Neither AIF Headquarters in Egypt nor 5th Wing RFC there was aware of our imminent arrival although 5th Wing had advice of the formation of a squadron in Australia which would join his command and be known as No.67 (Australian) Squadron, RFC. There was no more authority for calling us a squadron of the RFC than there was, for example, for calling the 9th Battalion AIF the 23rd Battalion of the Middlesex Regiment.

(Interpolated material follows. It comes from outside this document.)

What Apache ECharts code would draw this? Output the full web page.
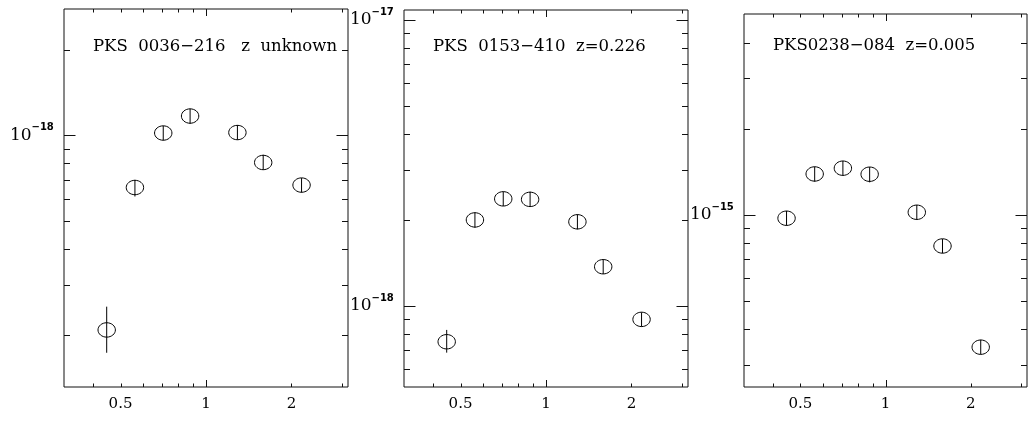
<!DOCTYPE html>
<html><head><meta charset="utf-8">
<script src="https://cdn.jsdelivr.net/npm/echarts@6/dist/echarts.min.js"></script>
<style>html,body{margin:0;padding:0;background:#fff}#c{width:1034px;height:424px}</style>
</head><body><div id="c"></div>
<script>
// ---------- data ----------
const wavelengths = [0.447, 0.562, 0.707, 0.879, 1.29, 1.59, 2.17];

const titles = ['PKS  0036\u2212216   z  unknown', 'PKS  0153\u2212410  z=0.226', 'PKS0238\u2212084  z=0.005'];

const flux1   = [2.08e-19, 6.57e-19, 1.02e-18, 1.17e-18, 1.024e-18, 8.04e-19, 6.70e-19];
const fluxLo1 = [1.73e-19, 6.11e-19, 0.961e-18, 1.099e-18, 0.966e-18, 7.58e-19, 6.31e-19];
const fluxHi1 = [2.51e-19, 6.99e-19, 1.081e-18, 1.241e-18, 1.088e-18, 8.56e-19, 7.09e-19];

const flux2   = [7.50e-19, 2.00e-18, 2.37e-18, 2.36e-18, 1.97e-18, 1.372e-18, 8.98e-19];
const fluxLo2 = [6.87e-19, 1.878e-18, 2.237e-18, 2.22e-18, 1.854e-18, 1.294e-18, 8.47e-19];
const fluxHi2 = [8.25e-19, 2.126e-18, 2.51e-18, 2.51e-18, 2.092e-18, 1.457e-18, 9.5e-19];

const flux3   = [9.74e-16, 1.391e-15, 1.457e-15, 1.388e-15, 1.022e-15, 7.79e-16, 3.45e-16];
const fluxLo3 = [9.18e-16, 1.307e-15, 1.372e-15, 1.30e-15, 9.6e-16, 7.35e-16, 3.26e-16];
const fluxHi3 = [1.033e-15, 1.475e-15, 1.545e-15, 1.47e-15, 1.084e-15, 8.24e-16, 3.66e-16];

const xRange = [0.3162, 3.1623];
const xMinorTicks = [0.4, 0.5, 0.6, 0.7, 0.8, 0.9, 2, 3];
const xMajorTicks = [1];
const xLabelValues = [0.5, 1, 2];
const xLabelTexts = ['0.5', '1', '2'];

const yRange1 = [1.312e-19, 2.777e-18];
const yMinor1 = [2e-19, 3e-19, 4e-19, 5e-19, 6e-19, 7e-19, 8e-19, 9e-19, 2e-18];
const yMajor1 = [1e-18];
const yLabelValues1 = [1e-18];
const yLabelExps1 = ['\u221218'];

const yRange2 = [5.21e-19, 1.084e-17];
const yMinor2 = [6e-19, 7e-19, 8e-19, 9e-19, 2e-18, 3e-18, 4e-18, 5e-18, 6e-18, 7e-18, 8e-18, 9e-18];
const yMajor2 = [1e-18, 1e-17];
const yLabelValues2 = [1e-18, 1e-17];
const yLabelExps2 = ['\u221218', '\u221217'];

const yRange3 = [2.504e-16, 5.04e-15];
const yMinor3 = [3e-16, 4e-16, 5e-16, 6e-16, 7e-16, 8e-16, 9e-16, 2e-15, 3e-15, 4e-15];
const yMajor3 = [1e-15];
const yLabelValues3 = [1e-15];
const yLabelExps3 = ['\u221215'];

// ---------- build ----------
const panels = [
  {grid: {left: 64, top: 9, width: 284, height: 378}, title: titles[0], titleLeft: 93, flux: flux1, lo: fluxLo1, hi: fluxHi1, yRange: yRange1, yMinor: yMinor1, yMajor: yMajor1, yLab: yLabelValues1, yExp: yLabelExps1},
  {grid: {left: 404, top: 10, width: 284, height: 377}, title: titles[1], titleLeft: 433, flux: flux2, lo: fluxLo2, hi: fluxHi2, yRange: yRange2, yMinor: yMinor2, yMajor: yMajor2, yLab: yLabelValues2, yExp: yLabelExps2},
  {grid: {left: 744, top: 14, width: 283, height: 373}, title: titles[2], titleLeft: 773, flux: flux3, lo: fluxLo3, hi: fluxHi3, yRange: yRange3, yMinor: yMinor3, yMajor: yMajor3, yLab: yLabelValues3, yExp: yLabelExps3}
];

const INK = '#111';
const SERIF = '"DejaVu Serif", serif';

const option = {
  animation: false,
  backgroundColor: '#fff',
  title: [], grid: [], xAxis: [], yAxis: [], series: []
};

panels.forEach((p, i) => {
  option.grid.push(Object.assign({show: true, borderColor: INK, borderWidth: 1, backgroundColor: 'transparent'}, p.grid));
  option.title.push({text: p.title, left: p.titleLeft, top: 38 + (i === 2 ? -1 : 0), padding: 0,
    textStyle: {fontFamily: SERIF, fontSize: 16.5, fontWeight: 'normal', color: '#000'}});
  const hidden = {axisLine: {show: false}, axisTick: {show: false}, axisLabel: {show: false}, splitLine: {show: false}};
  option.xAxis.push(Object.assign({type: 'log', logBase: 10, gridIndex: i, min: xRange[0], max: xRange[1]}, hidden));
  option.yAxis.push(Object.assign({type: 'log', logBase: 10, gridIndex: i, min: p.yRange[0], max: p.yRange[1]}, hidden));

  // ticks: [x, y, isY, major]
  const tickData = [];
  xMinorTicks.forEach(v => tickData.push([v, p.yRange[0], 0, 0]));
  xMajorTicks.forEach(v => tickData.push([v, p.yRange[0], 0, 1]));
  p.yMinor.forEach(v => tickData.push([xRange[0], v, 1, 0]));
  p.yMajor.forEach(v => tickData.push([xRange[0], v, 1, 1]));
  option.series.push({
    type: 'custom', xAxisIndex: i, yAxisIndex: i, clip: false, silent: true,
    encode: {x: 0, y: 1}, data: tickData,
    renderItem: (params, api) => {
      const cs = params.coordSys;
      const pt = api.coord([api.value(0), api.value(1)]);
      const isY = api.value(2), major = api.value(3);
      const st = {stroke: INK, lineWidth: 1};
      if (!isY) {
        const len = major ? 7 : 3.5, x = Math.round(pt[0]) + 0.5;
        const b = cs.y + cs.height, t = cs.y;
        return {type: 'group', children: [
          {type: 'line', shape: {x1: x, y1: b, x2: x, y2: b - len}, style: st},
          {type: 'line', shape: {x1: x, y1: t, x2: x, y2: t + len}, style: st}
        ]};
      }
      const len = major ? 11.5 : 6, y = Math.round(pt[1]) + 0.5;
      const l = cs.x, r = cs.x + cs.width;
      return {type: 'group', children: [
        {type: 'line', shape: {x1: l, y1: y, x2: l + len, y2: y}, style: st},
        {type: 'line', shape: {x1: r, y1: y, x2: r - len, y2: y}, style: st}
      ]};
    }
  });

  // x tick labels
  option.series.push({
    type: 'custom', xAxisIndex: i, yAxisIndex: i, clip: false, silent: true,
    encode: {x: 0, y: 1}, data: xLabelValues.map((v, k) => [v, p.yRange[0], k]),
    renderItem: (params, api) => {
      const cs = params.coordSys;
      const pt = api.coord([api.value(0), api.value(1)]);
      return {type: 'text', x: pt[0], y: cs.y + cs.height + 17,
        style: {text: xLabelTexts[api.value(2)], font: '15px ' + SERIF, fill: '#000',
          align: 'center', verticalAlign: 'middle', textAlign: 'center', textVerticalAlign: 'middle'}};
    }
  });

  // y tick labels (10 with exponent)
  const exps = p.yExp;
  option.series.push({
    type: 'custom', xAxisIndex: i, yAxisIndex: i, clip: false, silent: true,
    encode: {x: 0, y: 1}, data: p.yLab.map((v, k) => [xRange[0], v, k]),
    renderItem: (params, api) => {
      const cs = params.coordSys;
      const pt = api.coord([api.value(0), api.value(1)]);
      const x0 = cs.x - 54;
      return {type: 'group', children: [
        {type: 'text', x: x0, y: pt[1], style: {text: '10', font: '17px ' + SERIF, fill: '#000',
          align: 'left', verticalAlign: 'middle', textAlign: 'left', textVerticalAlign: 'middle'}},
        {type: 'text', x: x0 + 21.5, y: pt[1] - 8, style: {text: exps[api.value(2)], font: 'bold 10px "DejaVu Sans", sans-serif', fill: '#000',
          align: 'left', verticalAlign: 'middle', textAlign: 'left', textVerticalAlign: 'middle'}}
      ]};
    }
  });

  // data points with error bars
  option.series.push({
    type: 'custom', name: p.title, xAxisIndex: i, yAxisIndex: i, clip: false,
    encode: {x: 0, y: 1},
    data: wavelengths.map((w, k) => [w, p.flux[k], p.lo[k], p.hi[k]]),
    renderItem: (params, api) => {
      const x = api.value(0);
      const c = api.coord([x, api.value(1)]);
      const lo = api.coord([x, api.value(2)]);
      const hi = api.coord([x, api.value(3)]);
      const st = {stroke: '#000', lineWidth: 1, fill: null};
      return {type: 'group', children: [
        {type: 'ellipse', shape: {cx: c[0], cy: c[1], rx: 8.7, ry: 7.2}, style: {stroke: '#000', lineWidth: 1, fill: 'rgba(0,0,0,0)'}},
        {type: 'line', shape: {x1: c[0], y1: lo[1], x2: c[0], y2: hi[1]}, style: st}
      ]};
    }
  });
});

const chart = echarts.init(document.getElementById('c'), null, {renderer: 'canvas'});
chart.setOption(option);
</script>
</body></html>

This was what might be called a \"flow-on\" of the wish expressed in London that Dominion personnel should serve in the RFC and it took much correspondence before we were referred to by the RFC in official correspondence (in January 1918) as No.1 Squadron Australian Flying Corps.
and;
About this time too, we were advised that henceforth we would be known officially as No.1 Squadron Australian Flying Corps - it had taken almost two years to get rid of the RFC No.67 and even this was for some unexplained reason done in two bites, for during 1917 an AIF order stated that we were to be known as No.67 Australian Flying Corps. I cannot imagine who was clever enough to work out a reason for that.
Williams was a century before his time. His core belief was that Australian solutions to Australian issues were superior. No wonder it was the great anglophile, Robert Menzies, that kicked him out when Williams\' beliefs were needed the most in WWII. Instead we got a British hack running the RAAF and the EATS diverting pilots to Europe. Curtin was just as bad as Menzies was too.